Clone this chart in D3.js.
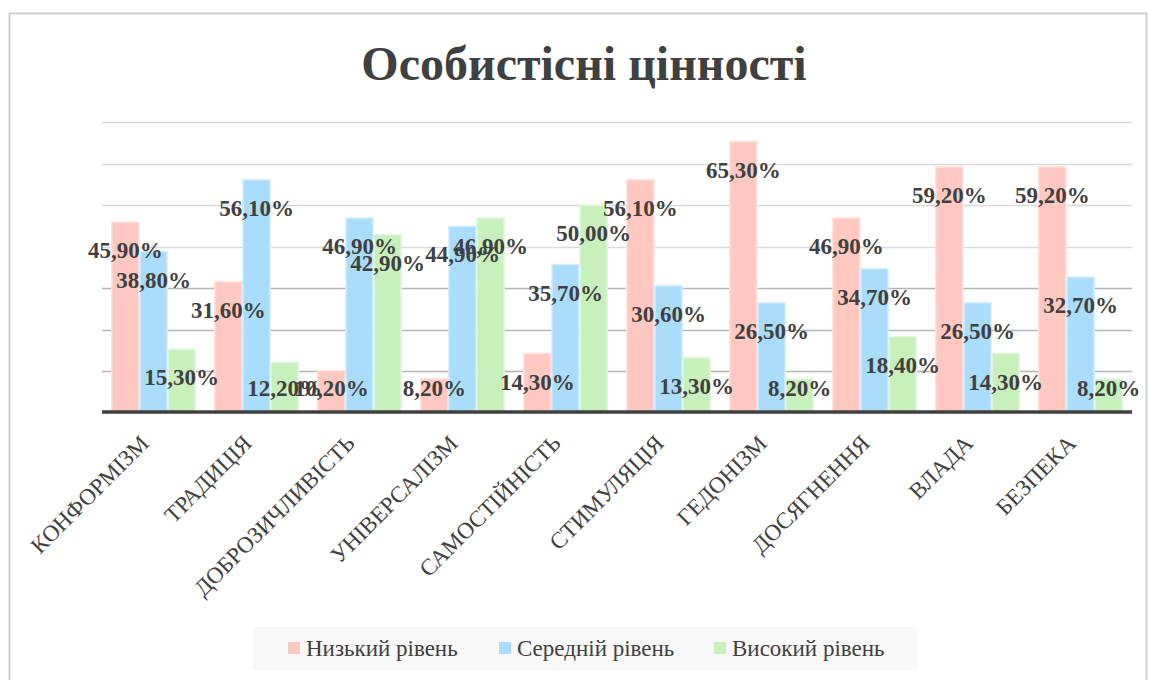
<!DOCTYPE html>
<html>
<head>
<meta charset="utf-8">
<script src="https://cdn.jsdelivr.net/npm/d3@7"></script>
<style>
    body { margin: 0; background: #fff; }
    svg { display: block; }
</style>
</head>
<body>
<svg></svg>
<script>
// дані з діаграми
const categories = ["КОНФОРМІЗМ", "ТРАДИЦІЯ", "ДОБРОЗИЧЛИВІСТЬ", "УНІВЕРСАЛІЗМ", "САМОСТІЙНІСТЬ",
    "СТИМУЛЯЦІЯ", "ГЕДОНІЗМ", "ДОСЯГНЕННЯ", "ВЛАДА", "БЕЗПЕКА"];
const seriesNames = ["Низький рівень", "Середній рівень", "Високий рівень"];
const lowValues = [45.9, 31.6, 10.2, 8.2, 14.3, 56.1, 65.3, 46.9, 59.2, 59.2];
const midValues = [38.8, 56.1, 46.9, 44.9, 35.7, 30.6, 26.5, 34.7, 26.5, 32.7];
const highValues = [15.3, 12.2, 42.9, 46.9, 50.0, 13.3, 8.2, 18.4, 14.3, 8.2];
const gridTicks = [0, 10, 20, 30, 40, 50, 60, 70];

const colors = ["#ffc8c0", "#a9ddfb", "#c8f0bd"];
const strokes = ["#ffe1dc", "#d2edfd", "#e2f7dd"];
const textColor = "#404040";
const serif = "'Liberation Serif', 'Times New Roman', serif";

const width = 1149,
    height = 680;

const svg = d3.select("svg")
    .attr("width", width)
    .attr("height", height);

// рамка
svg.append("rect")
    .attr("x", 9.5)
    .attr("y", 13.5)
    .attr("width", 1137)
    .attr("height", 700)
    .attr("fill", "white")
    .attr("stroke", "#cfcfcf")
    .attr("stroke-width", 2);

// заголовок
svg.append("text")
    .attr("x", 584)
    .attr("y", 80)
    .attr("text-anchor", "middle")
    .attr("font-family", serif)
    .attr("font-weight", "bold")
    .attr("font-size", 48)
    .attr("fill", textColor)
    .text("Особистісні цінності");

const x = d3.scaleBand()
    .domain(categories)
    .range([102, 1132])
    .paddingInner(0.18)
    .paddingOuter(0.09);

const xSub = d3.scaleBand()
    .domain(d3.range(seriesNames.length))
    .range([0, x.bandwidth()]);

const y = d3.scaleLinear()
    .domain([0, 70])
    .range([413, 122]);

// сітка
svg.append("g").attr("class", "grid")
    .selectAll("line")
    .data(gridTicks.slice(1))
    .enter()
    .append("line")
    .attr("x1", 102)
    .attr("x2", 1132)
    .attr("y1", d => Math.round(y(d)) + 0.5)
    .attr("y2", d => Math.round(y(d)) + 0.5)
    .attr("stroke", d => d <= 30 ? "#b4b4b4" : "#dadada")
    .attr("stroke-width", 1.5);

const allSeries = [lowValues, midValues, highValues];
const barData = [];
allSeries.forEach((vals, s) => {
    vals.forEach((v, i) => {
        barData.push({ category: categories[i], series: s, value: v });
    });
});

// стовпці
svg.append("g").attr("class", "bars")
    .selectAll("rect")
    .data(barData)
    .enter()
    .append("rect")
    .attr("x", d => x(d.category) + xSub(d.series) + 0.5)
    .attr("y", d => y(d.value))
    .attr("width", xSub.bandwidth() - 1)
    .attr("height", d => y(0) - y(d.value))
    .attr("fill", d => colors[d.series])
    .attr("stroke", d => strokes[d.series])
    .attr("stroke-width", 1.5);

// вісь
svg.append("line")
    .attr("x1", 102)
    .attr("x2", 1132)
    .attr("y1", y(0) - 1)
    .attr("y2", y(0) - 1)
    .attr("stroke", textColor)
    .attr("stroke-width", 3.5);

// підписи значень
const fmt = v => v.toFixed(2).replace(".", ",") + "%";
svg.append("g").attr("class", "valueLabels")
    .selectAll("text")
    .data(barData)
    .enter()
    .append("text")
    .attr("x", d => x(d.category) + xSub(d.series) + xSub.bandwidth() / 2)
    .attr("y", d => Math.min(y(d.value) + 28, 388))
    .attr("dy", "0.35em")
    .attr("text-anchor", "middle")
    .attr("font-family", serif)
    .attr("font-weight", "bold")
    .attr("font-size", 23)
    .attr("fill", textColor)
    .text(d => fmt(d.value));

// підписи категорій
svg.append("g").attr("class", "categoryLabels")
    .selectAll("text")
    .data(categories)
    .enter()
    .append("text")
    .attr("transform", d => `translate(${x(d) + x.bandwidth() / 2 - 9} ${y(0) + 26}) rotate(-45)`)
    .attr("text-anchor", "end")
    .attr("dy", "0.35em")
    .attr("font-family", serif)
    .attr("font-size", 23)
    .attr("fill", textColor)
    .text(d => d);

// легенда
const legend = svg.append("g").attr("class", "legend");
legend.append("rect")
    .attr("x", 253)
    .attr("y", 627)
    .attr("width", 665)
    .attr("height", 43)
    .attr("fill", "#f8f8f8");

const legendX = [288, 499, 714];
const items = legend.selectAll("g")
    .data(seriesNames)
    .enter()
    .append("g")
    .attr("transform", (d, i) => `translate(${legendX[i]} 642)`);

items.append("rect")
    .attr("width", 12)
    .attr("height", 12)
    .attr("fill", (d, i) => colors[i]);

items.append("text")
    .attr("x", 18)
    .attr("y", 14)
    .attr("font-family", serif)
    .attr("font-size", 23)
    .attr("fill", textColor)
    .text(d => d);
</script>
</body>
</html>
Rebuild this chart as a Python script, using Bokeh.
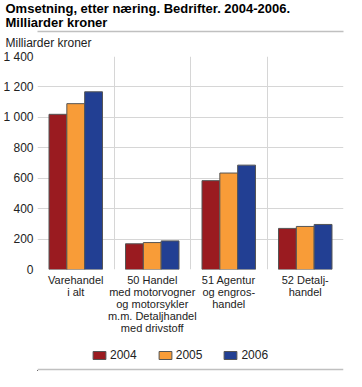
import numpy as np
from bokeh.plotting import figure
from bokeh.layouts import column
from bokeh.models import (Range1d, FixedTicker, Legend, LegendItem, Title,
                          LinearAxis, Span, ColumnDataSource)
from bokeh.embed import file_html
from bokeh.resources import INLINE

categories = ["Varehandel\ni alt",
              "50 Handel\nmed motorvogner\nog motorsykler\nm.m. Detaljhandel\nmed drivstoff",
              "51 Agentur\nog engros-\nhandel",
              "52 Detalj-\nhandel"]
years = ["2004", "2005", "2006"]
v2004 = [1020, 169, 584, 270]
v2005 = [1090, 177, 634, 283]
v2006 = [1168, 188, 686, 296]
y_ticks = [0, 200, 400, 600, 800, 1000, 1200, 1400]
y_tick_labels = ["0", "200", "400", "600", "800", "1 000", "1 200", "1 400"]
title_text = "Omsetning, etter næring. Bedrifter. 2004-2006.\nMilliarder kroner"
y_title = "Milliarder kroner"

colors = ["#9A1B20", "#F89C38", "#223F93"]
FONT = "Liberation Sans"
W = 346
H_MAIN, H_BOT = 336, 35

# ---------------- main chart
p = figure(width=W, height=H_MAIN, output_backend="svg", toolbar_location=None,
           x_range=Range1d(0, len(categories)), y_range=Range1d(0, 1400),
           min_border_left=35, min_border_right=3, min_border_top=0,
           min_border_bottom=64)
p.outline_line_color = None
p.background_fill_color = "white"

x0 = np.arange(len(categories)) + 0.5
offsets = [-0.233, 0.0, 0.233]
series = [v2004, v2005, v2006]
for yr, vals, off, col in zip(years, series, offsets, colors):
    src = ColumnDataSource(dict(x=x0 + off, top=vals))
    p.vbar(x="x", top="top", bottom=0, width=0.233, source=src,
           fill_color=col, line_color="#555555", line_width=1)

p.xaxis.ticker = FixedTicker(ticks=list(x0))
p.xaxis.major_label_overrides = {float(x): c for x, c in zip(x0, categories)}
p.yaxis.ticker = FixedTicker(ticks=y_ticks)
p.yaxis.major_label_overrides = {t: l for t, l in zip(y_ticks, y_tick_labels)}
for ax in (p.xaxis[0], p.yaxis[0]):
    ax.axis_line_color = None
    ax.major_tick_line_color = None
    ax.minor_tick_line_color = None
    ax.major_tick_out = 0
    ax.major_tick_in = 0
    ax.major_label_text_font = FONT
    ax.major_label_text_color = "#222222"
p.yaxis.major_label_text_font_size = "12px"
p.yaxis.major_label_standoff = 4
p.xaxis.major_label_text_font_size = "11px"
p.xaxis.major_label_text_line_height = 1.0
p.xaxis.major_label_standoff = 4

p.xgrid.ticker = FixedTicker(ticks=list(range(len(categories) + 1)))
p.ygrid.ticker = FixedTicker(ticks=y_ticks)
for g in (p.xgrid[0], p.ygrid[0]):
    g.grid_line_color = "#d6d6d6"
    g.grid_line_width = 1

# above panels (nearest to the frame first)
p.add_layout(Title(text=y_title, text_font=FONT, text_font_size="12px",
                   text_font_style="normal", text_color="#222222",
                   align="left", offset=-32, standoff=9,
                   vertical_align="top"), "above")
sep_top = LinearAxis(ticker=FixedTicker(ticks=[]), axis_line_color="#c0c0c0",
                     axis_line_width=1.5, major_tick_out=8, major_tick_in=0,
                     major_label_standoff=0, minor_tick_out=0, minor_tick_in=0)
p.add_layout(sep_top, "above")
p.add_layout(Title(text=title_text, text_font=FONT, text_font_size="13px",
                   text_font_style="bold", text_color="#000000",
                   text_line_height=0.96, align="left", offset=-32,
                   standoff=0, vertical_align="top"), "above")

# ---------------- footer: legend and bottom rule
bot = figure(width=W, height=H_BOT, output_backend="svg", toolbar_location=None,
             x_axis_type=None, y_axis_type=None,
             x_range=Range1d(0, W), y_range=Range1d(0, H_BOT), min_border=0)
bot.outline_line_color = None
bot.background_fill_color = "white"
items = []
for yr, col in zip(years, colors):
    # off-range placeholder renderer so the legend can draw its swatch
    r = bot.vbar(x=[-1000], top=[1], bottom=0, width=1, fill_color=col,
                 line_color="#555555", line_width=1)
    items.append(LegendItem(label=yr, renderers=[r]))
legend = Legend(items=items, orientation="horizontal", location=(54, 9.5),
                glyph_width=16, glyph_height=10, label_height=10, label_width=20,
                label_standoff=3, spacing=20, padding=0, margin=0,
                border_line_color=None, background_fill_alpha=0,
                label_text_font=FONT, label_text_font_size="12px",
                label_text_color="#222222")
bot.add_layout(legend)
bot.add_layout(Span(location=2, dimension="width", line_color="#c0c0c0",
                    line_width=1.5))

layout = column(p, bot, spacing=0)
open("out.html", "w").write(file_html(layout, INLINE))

+===+

AIM »
Isolate the lines that hold the word "this" and copy all of them.

SOLUTION TO THE EXERCISE »
Clone this chart in D3.js.
Rebuild this chart as a Python script, using Bokeh.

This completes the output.